Councilman Tom Getzendanner, a long-time opponent of taxpayer-funded fullday kindergarten, said that “if an expensive new program such as FDK is offered free of charge it could significantly worsen” the disproportionality between the fact that 51 percent of Summit’s total tax levy goes to education and the fact that only 30 percent of the community directly uses the public school system.

He urged the school board to create new non-tax revenue sources by charging tuition for pre-kindergarten and kindergarten and reduce its reliance on state aid which has proven an unreliable source of revenue.

Charging tuition, he added, would be “avoiding parochial and private schoolers from free-riding our early education."

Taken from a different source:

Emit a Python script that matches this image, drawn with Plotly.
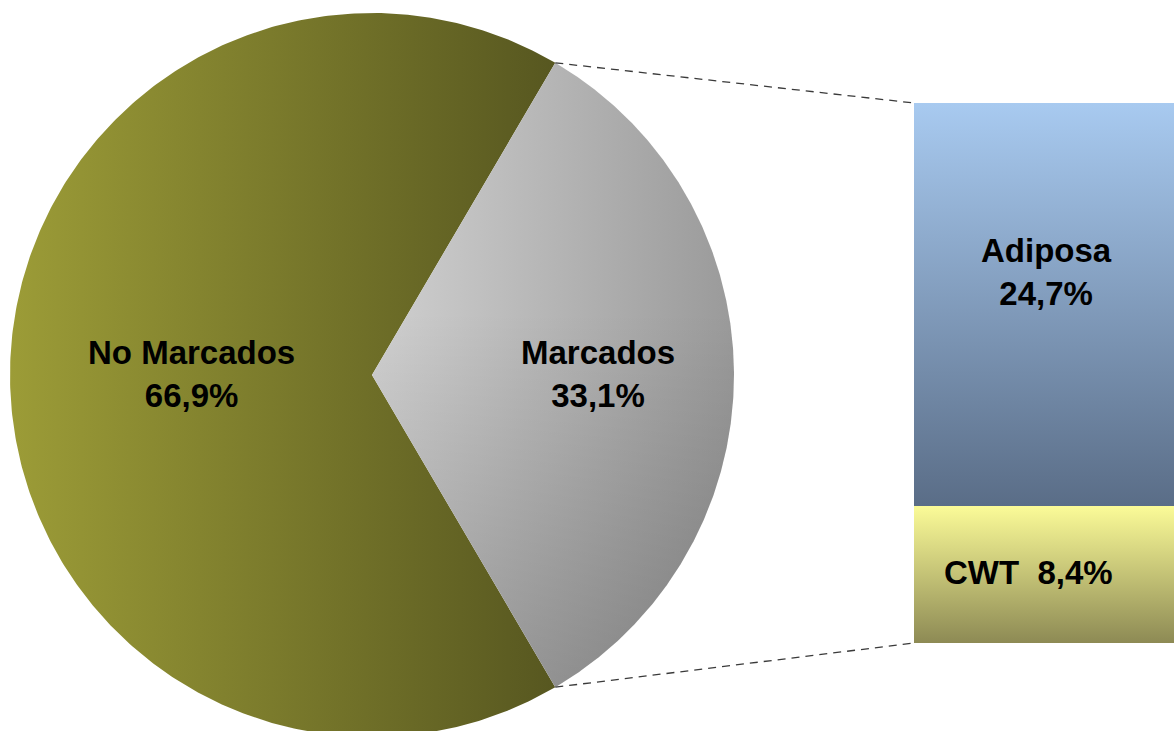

Dickson said she and council members, at this time, did not favor FDK because they felt it would take badly-needed funds away from such vital projects as the proposed additions at Franklin and Jefferson Schools, renovations to the auditorium and science laboratories at the Lawton C. Johnson Middle School and security upgrades in the elementary schools.

Lucaci, however, who often has cited studies that point to a great educational advantage from FDK, said the board and the city need to think of innovative ways to meet not only the present but the future needs of city students to enable them to compete academically on both a national and international level.

He added the school body needs to convince residents and city officials that they would be sorry in the future if they didn’t take advantage of the current opportunity to invest in the advantages offered by FDK.

The school board president noted board members are continuing to conduct informal sessions to inform the public about their proposals at the Middle School on Saturday mornings, both this Saturday and next Saturday, and the board will hold a town hall-type meeting in the Summit High School Media Center on April 18.

On another school budget-related matter, Getzendanner said the board should not count its “unused CAP headroom” as if it’s “found money.”

“I’d like to think Summit now creates is own headroom--by restructuring old programs, raising teacher productivity and upgrading facilities,” he added. “Zero-based budgeting makes us the best financially managed district in New Jersey, bar none! Please don’t break faith with the taxpayers now and revert back to excessive increases. Under and appointed (not elected) school board, shouldn’t the board of school estimate have to approve any CAP banking like city hall does every year?”

Rubino agreed with Getzendanner that the school body should adopt guidelines on judicious use of the CAP bank similar to those adopted by council and the city administration.

He did, however, praise the board and school administration for greatly improving the school district’s fiscal picture and cited the Summit Education Foundation for funding a guidance counselor position at the high school directly targeted at college admissions.

He said the board should be wary of increasing class size, however, especially from the incoming fifth grade classes.

Bomgaars noted Superintendent of Schools Nathan Parker had taken school estimate board members on a tour of the middle school, Franklin and Jefferson to point out the need for improvements in those schools.

He also praised school officials for bringing more special education students into regular classes in the city’s schools and returning more special education students who previously went out of the district to Summit, thus saving the district a large amount of money.

The council finance chairman also noted the council adopted a city budget with only a 0.32 percent increase, thus resulting in both city and school budgets with increases under 1 percent.

Mokuvos said the fact the school district was able to bring in three budgets below 2 percent “spoke volumes” about the financial abilities of Pepe and his staff.

He also said operational efficiencies instituted in the district will help it avoid the “tsunami” of increasing enrollment while enhancing educational excellence.